Alexandre Despatie participera à trois disciplines au cours des prochaines semaines à Athènes : le tremplin de trois mètres, la plateforme de 10 mètres et le plongeon synchronisé de 10 mètres. À LA TOUR -- Le Chinois Liang Tian, qu'Alexandre qualifie de « pire plongeur de la planète Mars », manière de dire qu'il échappe aux pesanteurs des pauvres Terriens. Puis un autre Chinois, nommé Jia Hu. Puis l'Australien Mathew Helm et le Cubain Jose Antonio Guerra Oliva .

AU TREMPLIN -- Le Chinois Wang Feng, celui-là même avec qui il a fait cet étrange pacte d'amitié. L'Américain Troy Dumais. Le Japonais Ken Terauchy. Encore un Chinois, Bo Peng. Et un autre Australien, Robert Newbery

EN SYNCHRO À LA TOUR (avec son copain Philippe Comtois) -- Les Chinois encore. Après, c'est ouvert. "On a fait troisième cette année à la Coupe du monde, mais ne le prenez pas pour une promesse de médaille, certains favoris ont fort mal plongé."
Note: Alexandre ne s'est pas qualifié pour le au synchro tremplin.

ARRÊT SUR IMAGE -- La photo, spectaculaire, est accrochée au-dessus du foyer, dans le salon des Despatie. Alexandre a été saisi dans les airs au moment où il amorce sa vrille, il a l'air de flotter au-dessus de la ville de Barcelone, on aperçoit la cathédrale de Gaudi en fond de scène. La photo montre ce que l'on ne voit pas quand on regarde une compétition de plongeon : l'effort. Le visage d'Alexandre est crispé, tous ses muscles bandés, la photo montre ce que le plongeur doit cacher : l'effort. À ce moment précis, le spectateur n'a vu que la ligne de corps : absolument parfaite. Dans cet arrêt sur image, l'essence du plongeon, son paradoxe et sa magnifique mystification.

ALEXANDRE LE GREC ? -- L'arrière-grand-père d'Alexandre était un immigrant grec qui a épousé une Grecque de Montréal. Ils ont eu une fille qui s'appelait Caliopé Guevaris, elle a épousé un Despatie. Ils ont eu une fils, Pierre Despatie, le père d'Alexandre. Vous savez tout, en fait vous en savez plus qu'Alexandre lui-même, qui écoutait sa mère me raconter ça et disait : hein ? Je savais pas.
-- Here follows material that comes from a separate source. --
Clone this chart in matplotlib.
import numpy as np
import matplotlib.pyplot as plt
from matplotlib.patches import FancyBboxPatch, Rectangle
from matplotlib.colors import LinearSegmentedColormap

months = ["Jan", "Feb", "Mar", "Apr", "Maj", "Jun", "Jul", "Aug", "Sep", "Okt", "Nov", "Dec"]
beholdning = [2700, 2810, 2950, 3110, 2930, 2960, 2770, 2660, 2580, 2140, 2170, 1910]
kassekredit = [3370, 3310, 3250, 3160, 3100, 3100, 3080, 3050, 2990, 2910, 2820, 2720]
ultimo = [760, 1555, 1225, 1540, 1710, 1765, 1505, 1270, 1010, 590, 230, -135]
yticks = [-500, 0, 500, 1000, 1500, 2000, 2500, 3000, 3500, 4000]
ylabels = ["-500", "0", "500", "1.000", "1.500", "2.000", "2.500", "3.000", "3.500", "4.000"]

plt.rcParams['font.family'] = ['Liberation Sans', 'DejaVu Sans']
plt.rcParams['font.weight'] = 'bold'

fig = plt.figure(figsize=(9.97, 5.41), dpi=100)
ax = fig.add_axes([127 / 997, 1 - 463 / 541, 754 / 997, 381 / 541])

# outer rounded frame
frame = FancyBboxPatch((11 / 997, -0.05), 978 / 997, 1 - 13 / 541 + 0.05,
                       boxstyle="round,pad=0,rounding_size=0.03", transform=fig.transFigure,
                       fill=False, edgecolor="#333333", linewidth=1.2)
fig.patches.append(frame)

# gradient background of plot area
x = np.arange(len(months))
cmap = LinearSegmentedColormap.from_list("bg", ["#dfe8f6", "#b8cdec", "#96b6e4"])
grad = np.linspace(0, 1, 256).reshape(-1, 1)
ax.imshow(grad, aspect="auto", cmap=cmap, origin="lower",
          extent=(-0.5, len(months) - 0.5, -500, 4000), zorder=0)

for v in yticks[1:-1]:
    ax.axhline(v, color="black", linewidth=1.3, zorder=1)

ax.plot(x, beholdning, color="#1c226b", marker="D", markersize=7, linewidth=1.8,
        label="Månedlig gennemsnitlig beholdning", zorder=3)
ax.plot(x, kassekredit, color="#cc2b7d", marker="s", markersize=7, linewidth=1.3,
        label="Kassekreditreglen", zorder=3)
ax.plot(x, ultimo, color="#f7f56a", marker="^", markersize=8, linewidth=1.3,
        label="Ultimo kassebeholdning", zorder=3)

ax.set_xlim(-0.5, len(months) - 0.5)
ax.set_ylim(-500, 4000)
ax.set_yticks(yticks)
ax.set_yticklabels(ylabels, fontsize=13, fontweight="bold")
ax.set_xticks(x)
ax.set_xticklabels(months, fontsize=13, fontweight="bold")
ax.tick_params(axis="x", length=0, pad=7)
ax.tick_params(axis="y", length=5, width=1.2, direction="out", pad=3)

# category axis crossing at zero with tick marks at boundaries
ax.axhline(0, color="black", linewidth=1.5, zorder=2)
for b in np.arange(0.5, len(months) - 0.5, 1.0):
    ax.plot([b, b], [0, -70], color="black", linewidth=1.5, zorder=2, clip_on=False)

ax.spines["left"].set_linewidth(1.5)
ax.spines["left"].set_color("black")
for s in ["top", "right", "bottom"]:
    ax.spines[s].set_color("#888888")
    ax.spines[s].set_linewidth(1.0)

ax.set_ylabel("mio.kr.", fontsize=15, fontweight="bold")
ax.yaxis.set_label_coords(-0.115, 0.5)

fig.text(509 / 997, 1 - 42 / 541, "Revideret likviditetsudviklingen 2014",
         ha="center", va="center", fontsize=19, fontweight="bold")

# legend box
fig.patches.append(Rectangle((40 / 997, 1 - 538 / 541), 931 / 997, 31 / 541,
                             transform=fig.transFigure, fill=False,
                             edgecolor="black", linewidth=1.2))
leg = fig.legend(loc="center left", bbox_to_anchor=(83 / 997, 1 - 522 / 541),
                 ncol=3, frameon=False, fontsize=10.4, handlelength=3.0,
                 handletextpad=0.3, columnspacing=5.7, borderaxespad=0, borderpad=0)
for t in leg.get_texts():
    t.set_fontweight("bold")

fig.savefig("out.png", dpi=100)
ALEXANDRE ET LA PRESSE -- C'est en revenant d'une répétition du Gala de La Presse qu'Alexandre a jeté sa Jetta toute neuve sur un lampadaire, c'était il y a deux ans. La voiture presque coupée en deux. Lui ? Rien.
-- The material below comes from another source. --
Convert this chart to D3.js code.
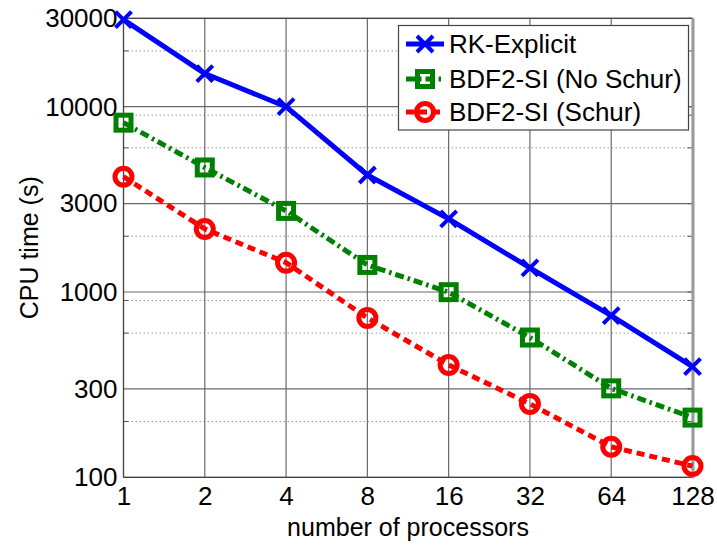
<!DOCTYPE html>
<html>
<head>
<meta charset="utf-8">
<script src="https://cdn.jsdelivr.net/npm/d3@7"></script>
<style>
  html, body { margin: 0; padding: 0; background: #fff; }
  svg { display: block; font-family: "Liberation Sans", Arial, Helvetica, sans-serif; }
</style>
</head>
<body>
<svg id="chart" width="717" height="545"></svg>
<script>
const processors = [1, 2, 4, 8, 16, 32, 64, 128];
const rkExplicit = [29500, 15100, 10000, 4280, 2480, 1350, 745, 396];
const bdfNoSchur = [8200, 4700, 2740, 1400, 998, 568, 302, 210];
const bdfSchur   = [4190, 2190, 1440, 725, 404, 249, 146, 115];
const seriesNames = ["RK-Explicit", "BDF2-SI (No Schur)", "BDF2-SI (Schur)"];
const yTicks = [100, 300, 1000, 3000, 10000, 30000];
const yMinor = [200, 600, 900, 2000, 6000, 9000, 20000];
const xTitle = "number of processors";
const yTitle = "CPU time (s)";

const svg = d3.select("#chart");
const pL = 123.5, pR = 692.5, pT = 18.3, pB = 477.3;

const x = d3.scaleLog().base(2).domain([1, 128]).range([pL, pR]);
const y = d3.scaleLog().base(10).domain([100, 30000]).range([pB, pT]);

// minor grid (dotted)
svg.append("g").selectAll("line").data(yMinor).join("line")
  .attr("x1", pL).attr("x2", pR)
  .attr("y1", d => y(d)).attr("y2", d => y(d))
  .attr("stroke", "#9a9a9a").attr("stroke-width", 1).attr("stroke-dasharray", "1.5,2.5");

// major grid
svg.append("g").selectAll("line").data(yTicks).join("line")
  .attr("x1", pL).attr("x2", pR)
  .attr("y1", d => y(d)).attr("y2", d => y(d))
  .attr("stroke", "#6a6a6a").attr("stroke-width", 1.2);
svg.append("g").selectAll("line").data(processors).join("line")
  .attr("x1", d => x(d)).attr("x2", d => x(d))
  .attr("y1", pT).attr("y2", pB)
  .attr("stroke", "#6a6a6a").attr("stroke-width", 1.2);

// minor tick marks on left/right
svg.append("g").selectAll("line").data(yMinor).join("line")
  .attr("x1", pL).attr("x2", pL + 5)
  .attr("y1", d => y(d)).attr("y2", d => y(d))
  .attr("stroke", "#555").attr("stroke-width", 1);
svg.append("g").selectAll("line").data(yMinor.concat(yTicks)).join("line")
  .attr("x1", pR - 5).attr("x2", pR)
  .attr("y1", d => y(d)).attr("y2", d => y(d))
  .attr("stroke", "#555").attr("stroke-width", 1);

// box
svg.append("line").attr("x1", pL).attr("x2", pR).attr("y1", pT).attr("y2", pT)
  .attr("stroke", "#444").attr("stroke-width", 1.2);
svg.append("line").attr("x1", pL).attr("x2", pR).attr("y1", pB).attr("y2", pB)
  .attr("stroke", "#444").attr("stroke-width", 1.2);
svg.append("line").attr("x1", pL).attr("x2", pL).attr("y1", pT).attr("y2", pB)
  .attr("stroke", "#444").attr("stroke-width", 1.2);
svg.append("line").attr("x1", pR + 0.5).attr("x2", pR + 0.5).attr("y1", pT).attr("y2", pB + 1)
  .attr("stroke", "#9a9a9a").attr("stroke-width", 3);

// axes labels via d3 axes
const yAxis = d3.axisLeft(y).tickValues(yTicks).tickFormat(d3.format("d")).tickSize(0).tickPadding(6);
const gy = svg.append("g").attr("transform", `translate(${pL},0)`).call(yAxis);
gy.select(".domain").remove();
gy.selectAll("text").attr("font-size", 26).attr("fill", "#000")
  .attr("font-family", "Liberation Sans, Arial, sans-serif");

const xAxis = d3.axisBottom(x).tickValues(processors).tickFormat(d3.format("d")).tickSize(0).tickPadding(9);
const gx = svg.append("g").attr("transform", `translate(0,${pB})`).call(xAxis);
gx.select(".domain").remove();
gx.selectAll("text").attr("font-size", 26).attr("fill", "#000")
  .attr("font-family", "Liberation Sans, Arial, sans-serif");

// titles
svg.append("text").attr("x", (pL + pR) / 2).attr("y", 536)
  .attr("text-anchor", "middle").attr("font-size", 25).text(xTitle);
svg.append("text").attr("transform", `translate(38,${(pT + pB) / 2}) rotate(-90)`)
  .attr("text-anchor", "middle").attr("font-size", 25).text(yTitle);

// series
const line = d3.line().x((d, i) => x(processors[i])).y(d => y(d));
const styles = [
  { data: rkExplicit, color: "#0000ff", dash: null, marker: "x" },
  { data: bdfNoSchur, color: "#008000", dash: "9,4,2.5,4", marker: "square" },
  { data: bdfSchur, color: "#ff0000", dash: "8,5", marker: "circle" }
];

function drawMarker(g, type, cx, cy, color) {
  if (type === "x") {
    const s = 8;
    g.append("path").attr("d", `M${cx - s},${cy - s}L${cx + s},${cy + s}M${cx - s},${cy + s}L${cx + s},${cy - s}`)
      .attr("stroke", color).attr("stroke-width", 4).attr("fill", "none");
  } else if (type === "square") {
    const s = 7.5;
    g.append("rect").attr("x", cx - s).attr("y", cy - s).attr("width", 2 * s).attr("height", 2 * s)
      .attr("stroke", color).attr("stroke-width", 5).attr("fill", "none");
  } else {
    g.append("circle").attr("cx", cx).attr("cy", cy).attr("r", 8.5)
      .attr("stroke", color).attr("stroke-width", 5).attr("fill", "none");
  }
}

styles.slice().reverse().forEach(s => {
  svg.append("path").datum(s.data).attr("d", line)
    .attr("fill", "none").attr("stroke", s.color).attr("stroke-width", 5)
    .attr("stroke-dasharray", s.dash).attr("stroke-linejoin", "round");
  const g = svg.append("g");
  s.data.forEach((v, i) => drawMarker(g, s.marker, x(processors[i]), y(v), s.color));
});

// legend
const lg = svg.append("g");
lg.append("rect").attr("x", 398.5).attr("y", 25.5).attr("width", 290).attr("height", 104.5)
  .attr("fill", "#fff").attr("stroke", "#444").attr("stroke-width", 1.2);
const rowsY = [44, 79, 112];
styles.forEach((s, i) => {
  const yy = rowsY[i];
  lg.append("line").attr("x1", 406).attr("x2", 444).attr("y1", yy).attr("y2", yy)
    .attr("stroke", s.color).attr("stroke-width", 5).attr("stroke-dasharray", s.dash);
  drawMarker(lg, s.marker, 425, yy, s.color);
  lg.append("text").attr("x", 449).attr("y", yy + 9).attr("font-size", 26).text(seriesNames[i]);
});
</script>
</body>
</html>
ALEXANDRE ET LE HOCKEY -- Une fois, Alexandre a joué au hockey. Il était petit. Ça ne s'est ni bien ni mal passé. En sortant de l'aréna, son père lui a demandé, pis t'aime ça ? Tu veux qu'on revienne la semaine prochaine ou tu préfères faire du ski comme on fait toutes les semaines ? Le gamin a demandé une pièce de monnaie. Il l'a lancée. Pile, c'était pour le ski. Le ski il a dit. Il n'a jamais montré la pièce. Son père est persuadé que face aussi c'était le ski.